(What you should do) From the first line of the listing below to the line with "return 1 - y / H", print each line exactly, and nothing more. Leave out the pictures.

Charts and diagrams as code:
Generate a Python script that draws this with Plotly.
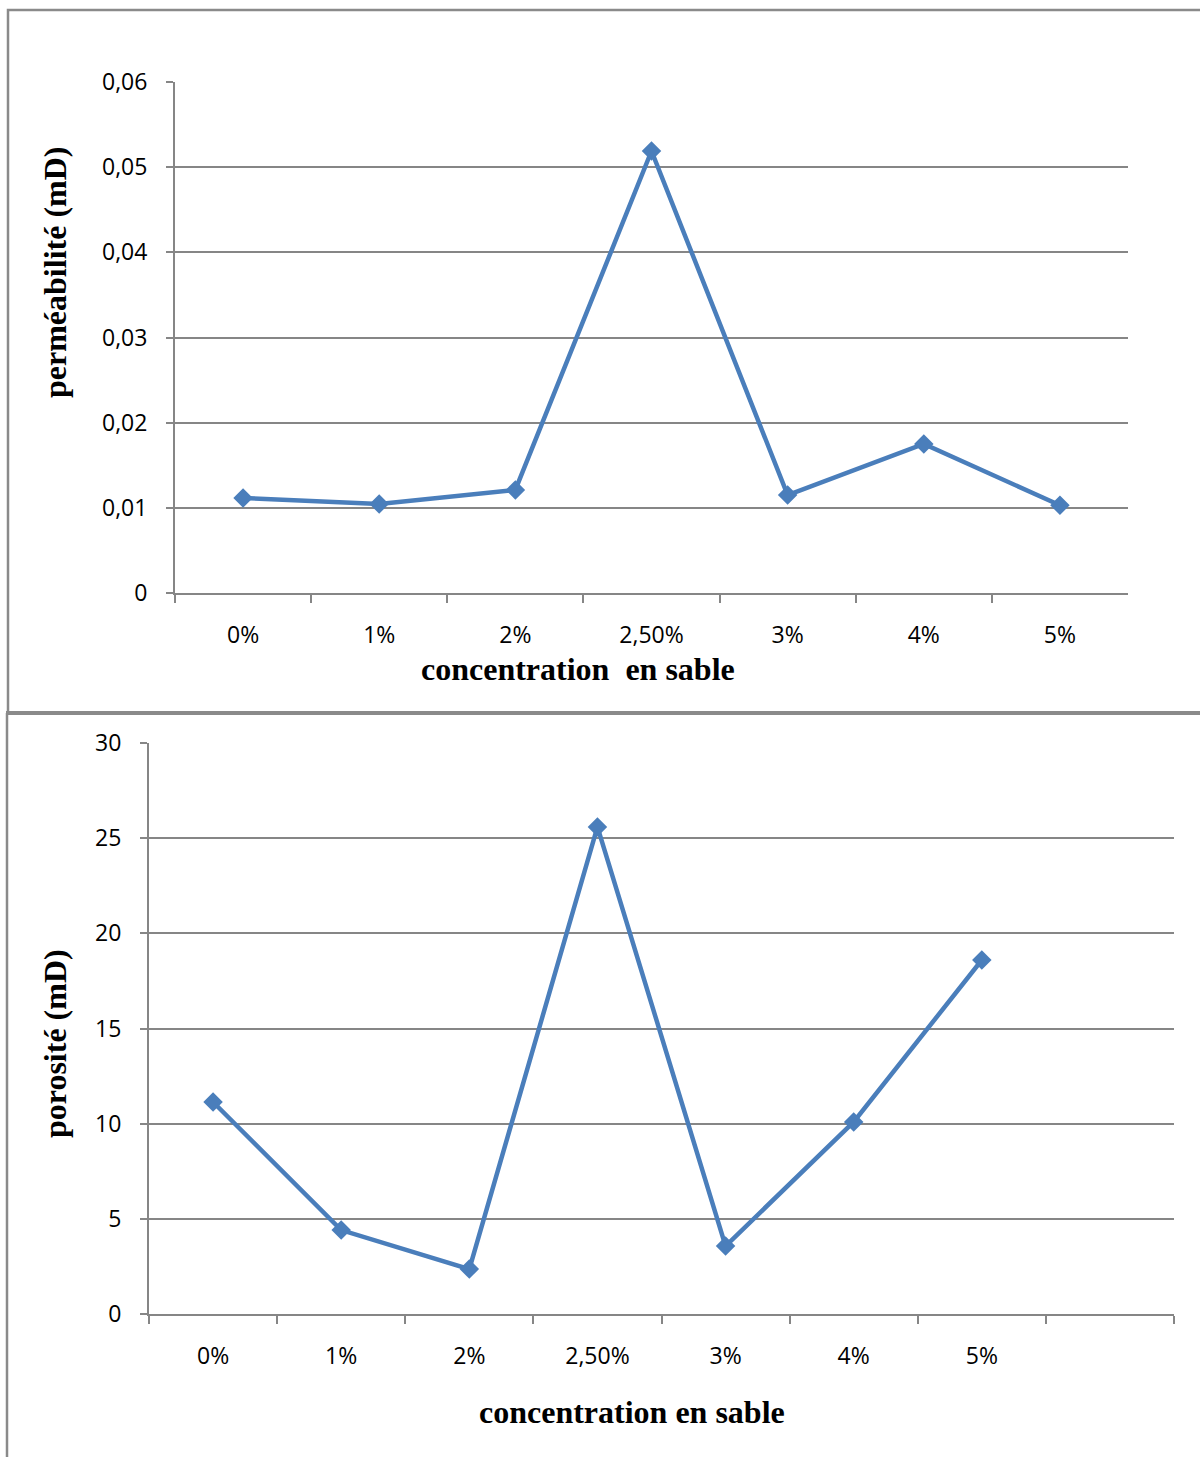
import plotly.graph_objects as go

cats_top = ["0%", "1%", "2%", "2,50%", "3%", "4%", "5%"]
perm = [0.01115, 0.01045, 0.0121, 0.0519, 0.0115, 0.0175, 0.0103]
perm_ticks = [0, 0.01, 0.02, 0.03, 0.04, 0.05, 0.06]
perm_ticktext = ["0", "0,01", "0,02", "0,03", "0,04", "0,05", "0,06"]

cats_bot = ["0%", "1%", "2%", "2,50%", "3%", "4%", "5%", " "]
poro = [11.14, 4.41, 2.36, 25.59, 3.57, 10.09, 18.6]

W, H = 1200, 1457
LINE = "#4a7ebb"
GRID = "#868686"
TICKFONT = dict(family="Open Sans", size=23, color="#000000")
TITLEFONT = dict(family="Liberation Serif", size=32, color="#000000")

def px(x):
    return x / W

def py(y):
    return 1 - y / H

fig = go.Figure()
fig.add_trace(go.Scatter(x=cats_top, y=perm, mode="lines+markers", xaxis="x", yaxis="y",
                         line=dict(color=LINE, width=4.5),
                         marker=dict(symbol="diamond", size=15, color=LINE),
                         showlegend=False))
fig.add_trace(go.Scatter(x=cats_bot[:len(poro)], y=poro, mode="lines+markers", xaxis="x2", yaxis="y2",
                         line=dict(color=LINE, width=4.5),
                         marker=dict(symbol="diamond", size=15, color=LINE),
                         showlegend=False))

xcommon = dict(type="category", showgrid=False, showline=True, linecolor=GRID, linewidth=2,
               ticks="outside", ticklen=8, tickwidth=2, tickcolor=GRID, tickson="boundaries",
               tickfont=TICKFONT, ticklabelstandoff=20, zeroline=False, fixedrange=True,
               automargin=False)
ycommon = dict(showgrid=True, gridcolor=GRID, gridwidth=2, showline=True, linecolor=GRID, linewidth=2,
               ticks="outside", ticklen=7, tickwidth=2, tickcolor=GRID, tickfont=TICKFONT,
               ticklabelstandoff=14, zeroline=False, fixedrange=True, automargin=False)

fig.update_layout(
    template="none",
    width=W, height=H, margin=dict(l=0, r=0, t=0, b=0, pad=0), autosize=False,
    paper_bgcolor="white", plot_bgcolor="white",
    xaxis=dict(domain=[px(175), px(1128)], anchor="y", categoryorder="array",
               categoryarray=cats_top, range=[-0.5, 6.5], **xcommon),
    yaxis=dict(domain=[py(593), py(82)], anchor="x", range=[0, 0.06],
               tickmode="array", tickvals=perm_ticks, ticktext=perm_ticktext, **ycommon),
    xaxis2=dict(domain=[px(149), px(1174)], anchor="y2", categoryorder="array",
                categoryarray=cats_bot, range=[-0.5, 7.5], **xcommon),
    yaxis2=dict(domain=[py(1314), py(743)], anchor="x2", range=[0, 30], dtick=5, **ycommon),
    separators=", ",
)

shapes = [
    dict(type="rect", xref="paper", yref="paper", x0=px(8), x1=px(1210), y0=py(713), y1=py(10),
         line=dict(color="#8a8a8a", width=2.5)),
    dict(type="line", xref="paper", yref="paper", x0=px(7), x1=px(7), y0=py(713), y1=py(1470),
         line=dict(color="#8a8a8a", width=2.5)),
    dict(type="line", xref="paper", yref="paper", x0=px(6), x1=px(1210), y0=py(713), y1=py(713),
         line=dict(color="#8a8a8a", width=4)),
]
fig.update_layout(shapes=shapes)

annotations = [
    dict(text="<b>concentration  en sable</b>", x=px(578), y=py(669), xref="paper", yref="paper",
         showarrow=False, font=TITLEFONT, xanchor="center", yanchor="middle"),
    dict(text="<b>perméabilité (mD)</b>", x=px(55), y=py(273), xref="paper", yref="paper",
         showarrow=False, font=TITLEFONT, textangle=-90, xanchor="center", yanchor="middle"),
    dict(text="<b>concentration en sable</b>", x=px(632), y=py(1412), xref="paper", yref="paper",
         showarrow=False, font=TITLEFONT, xanchor="center", yanchor="middle"),
    dict(text="<b>porosité (mD)</b>", x=px(55), y=py(1043), xref="paper", yref="paper",
         showarrow=False, font=TITLEFONT, textangle=-90, xanchor="center", yanchor="middle"),
]
fig.update_layout(annotations=annotations)

fig.write_html("out.html")
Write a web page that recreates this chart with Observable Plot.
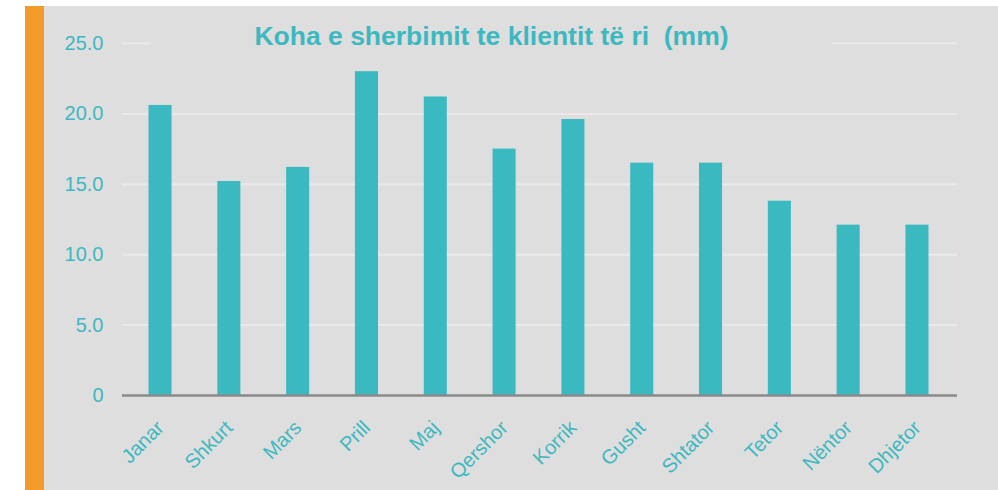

(Exercise result)
Generate a Python script that draws this with Plotly.
import plotly.graph_objects as go

cats_top = ["0%", "1%", "2%", "2,50%", "3%", "4%", "5%"]
perm = [0.01115, 0.01045, 0.0121, 0.0519, 0.0115, 0.0175, 0.0103]
perm_ticks = [0, 0.01, 0.02, 0.03, 0.04, 0.05, 0.06]
perm_ticktext = ["0", "0,01", "0,02", "0,03", "0,04", "0,05", "0,06"]

cats_bot = ["0%", "1%", "2%", "2,50%", "3%", "4%", "5%", " "]
poro = [11.14, 4.41, 2.36, 25.59, 3.57, 10.09, 18.6]

W, H = 1200, 1457
LINE = "#4a7ebb"
GRID = "#868686"
TICKFONT = dict(family="Open Sans", size=23, color="#000000")
TITLEFONT = dict(family="Liberation Serif", size=32, color="#000000")

def px(x):
    return x / W

def py(y):
    return 1 - y / H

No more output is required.